►

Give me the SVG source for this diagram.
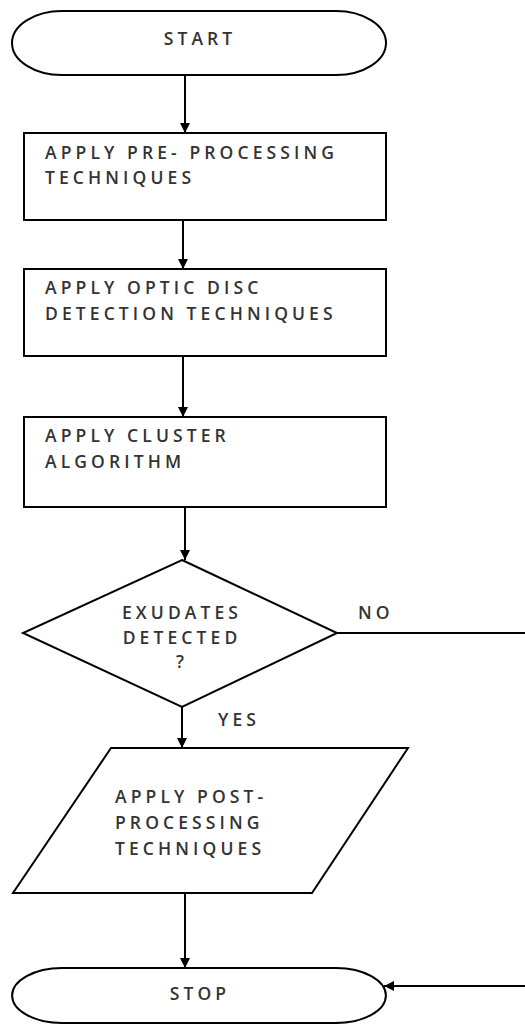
<svg xmlns="http://www.w3.org/2000/svg" width="525" height="1025" viewBox="0 0 525 1025">
<style>
.s{fill:#fff;stroke:#000;stroke-width:2}
.c{fill:none;stroke:#000;stroke-width:2}
text{font-family:"Open Sans","Liberation Sans",Arial,sans-serif;font-size:17.5px;font-weight:600;fill:#333;letter-spacing:4.1px}
.m{text-anchor:middle}
</style>
<defs>
<marker id="a" viewBox="0 0 10 10" refX="10" refY="5" markerWidth="10" markerHeight="10" markerUnits="userSpaceOnUse" orient="auto">
<path d="M0,0 L10,5 L0,10 Z" fill="#000"/>
</marker>
</defs>
<rect width="525" height="1025" fill="#fff"/>
<g id="start">
<path class="s" d="M62 11 H336 A50 32 0 0 1 336 75 H62 A50 32 0 0 1 62 11 Z"/>
<text class="m" x="200" y="45">START</text>
</g>
<g id="preprocess">
<rect class="s" x="24" y="133" width="362" height="87"/>
<text x="45" y="159">APPLY PRE- PROCESSING</text>
<text x="45" y="184">TECHNIQUES</text>
</g>
<g id="opticdisc">
<rect class="s" x="24" y="269" width="362" height="87"/>
<text x="45" y="294">APPLY OPTIC DISC</text>
<text x="45" y="320">DETECTION TECHNIQUES</text>
</g>
<g id="cluster">
<rect class="s" x="24" y="417" width="362" height="90"/>
<text x="45" y="442">APPLY CLUSTER</text>
<text x="45" y="468">ALGORITHM</text>
</g>
<g id="decision">
<path class="s" d="M182 560 L337 633 L182 707 L23 633 Z"/>
<text class="m" x="182" y="619">EXUDATES</text>
<text class="m" x="182" y="644">DETECTED</text>
<text class="m" x="182" y="668">?</text>
</g>
<g id="postprocess">
<path class="s" d="M111 748 H408 L312 893 H13 Z"/>
<text x="115" y="803">APPLY POST-</text>
<text x="115" y="829">PROCESSING</text>
<text x="115" y="855">TECHNIQUES</text>
</g>
<g id="stop">
<path class="s" d="M62 968 H336 A50 27.5 0 0 1 336 1023 H62 A50 27.5 0 0 1 62 968 Z"/>
<text class="m" x="200" y="1000">STOP</text>
</g>
<g id="connectors">
<line class="c" x1="185" y1="75" x2="185" y2="133" marker-end="url(#a)"/>
<line class="c" x1="183" y1="220" x2="183" y2="269" marker-end="url(#a)"/>
<line class="c" x1="183" y1="356" x2="183" y2="417" marker-end="url(#a)"/>
<line class="c" x1="185" y1="507" x2="185" y2="560" marker-end="url(#a)" stroke-width="3"/>
<line class="c" x1="182" y1="707" x2="182" y2="748" marker-end="url(#a)" stroke-width="3"/>
<line class="c" x1="185" y1="893" x2="185" y2="968" marker-end="url(#a)" stroke-width="3"/>
<line class="c" x1="337" y1="633" x2="525" y2="633" stroke-width="1.5"/>
<line class="c" x1="525" y1="986" x2="384" y2="986" marker-end="url(#a)" stroke-width="1.5"/>
<text x="358" y="619">NO</text>
<text x="218" y="726">YES</text>
</g>
</svg>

◄

Give all the lines above again, character for character, without pictures.

Give me the SVG source for this diagram.
<svg xmlns="http://www.w3.org/2000/svg" width="525" height="1025" viewBox="0 0 525 1025">
<style>
.s{fill:#fff;stroke:#000;stroke-width:2}
.c{fill:none;stroke:#000;stroke-width:2}
text{font-family:"Open Sans","Liberation Sans",Arial,sans-serif;font-size:17.5px;font-weight:600;fill:#333;letter-spacing:4.1px}
.m{text-anchor:middle}
</style>
<defs>
<marker id="a" viewBox="0 0 10 10" refX="10" refY="5" markerWidth="10" markerHeight="10" markerUnits="userSpaceOnUse" orient="auto">
<path d="M0,0 L10,5 L0,10 Z" fill="#000"/>
</marker>
</defs>
<rect width="525" height="1025" fill="#fff"/>
<g id="start">
<path class="s" d="M62 11 H336 A50 32 0 0 1 336 75 H62 A50 32 0 0 1 62 11 Z"/>
<text class="m" x="200" y="45">START</text>
</g>
<g id="preprocess">
<rect class="s" x="24" y="133" width="362" height="87"/>
<text x="45" y="159">APPLY PRE- PROCESSING</text>
<text x="45" y="184">TECHNIQUES</text>
</g>
<g id="opticdisc">
<rect class="s" x="24" y="269" width="362" height="87"/>
<text x="45" y="294">APPLY OPTIC DISC</text>
<text x="45" y="320">DETECTION TECHNIQUES</text>
</g>
<g id="cluster">
<rect class="s" x="24" y="417" width="362" height="90"/>
<text x="45" y="442">APPLY CLUSTER</text>
<text x="45" y="468">ALGORITHM</text>
</g>
<g id="decision">
<path class="s" d="M182 560 L337 633 L182 707 L23 633 Z"/>
<text class="m" x="182" y="619">EXUDATES</text>
<text class="m" x="182" y="644">DETECTED</text>
<text class="m" x="182" y="668">?</text>
</g>
<g id="postprocess">
<path class="s" d="M111 748 H408 L312 893 H13 Z"/>
<text x="115" y="803">APPLY POST-</text>
<text x="115" y="829">PROCESSING</text>
<text x="115" y="855">TECHNIQUES</text>
</g>
<g id="stop">
<path class="s" d="M62 968 H336 A50 27.5 0 0 1 336 1023 H62 A50 27.5 0 0 1 62 968 Z"/>
<text class="m" x="200" y="1000">STOP</text>
</g>
<g id="connectors">
<line class="c" x1="185" y1="75" x2="185" y2="133" marker-end="url(#a)"/>
<line class="c" x1="183" y1="220" x2="183" y2="269" marker-end="url(#a)"/>
<line class="c" x1="183" y1="356" x2="183" y2="417" marker-end="url(#a)"/>
<line class="c" x1="185" y1="507" x2="185" y2="560" marker-end="url(#a)" stroke-width="3"/>
<line class="c" x1="182" y1="707" x2="182" y2="748" marker-end="url(#a)" stroke-width="3"/>
<line class="c" x1="185" y1="893" x2="185" y2="968" marker-end="url(#a)" stroke-width="3"/>
<line class="c" x1="337" y1="633" x2="525" y2="633" stroke-width="1.5"/>
<line class="c" x1="525" y1="986" x2="384" y2="986" marker-end="url(#a)" stroke-width="1.5"/>
<text x="358" y="619">NO</text>
<text x="218" y="726">YES</text>
</g>
</svg>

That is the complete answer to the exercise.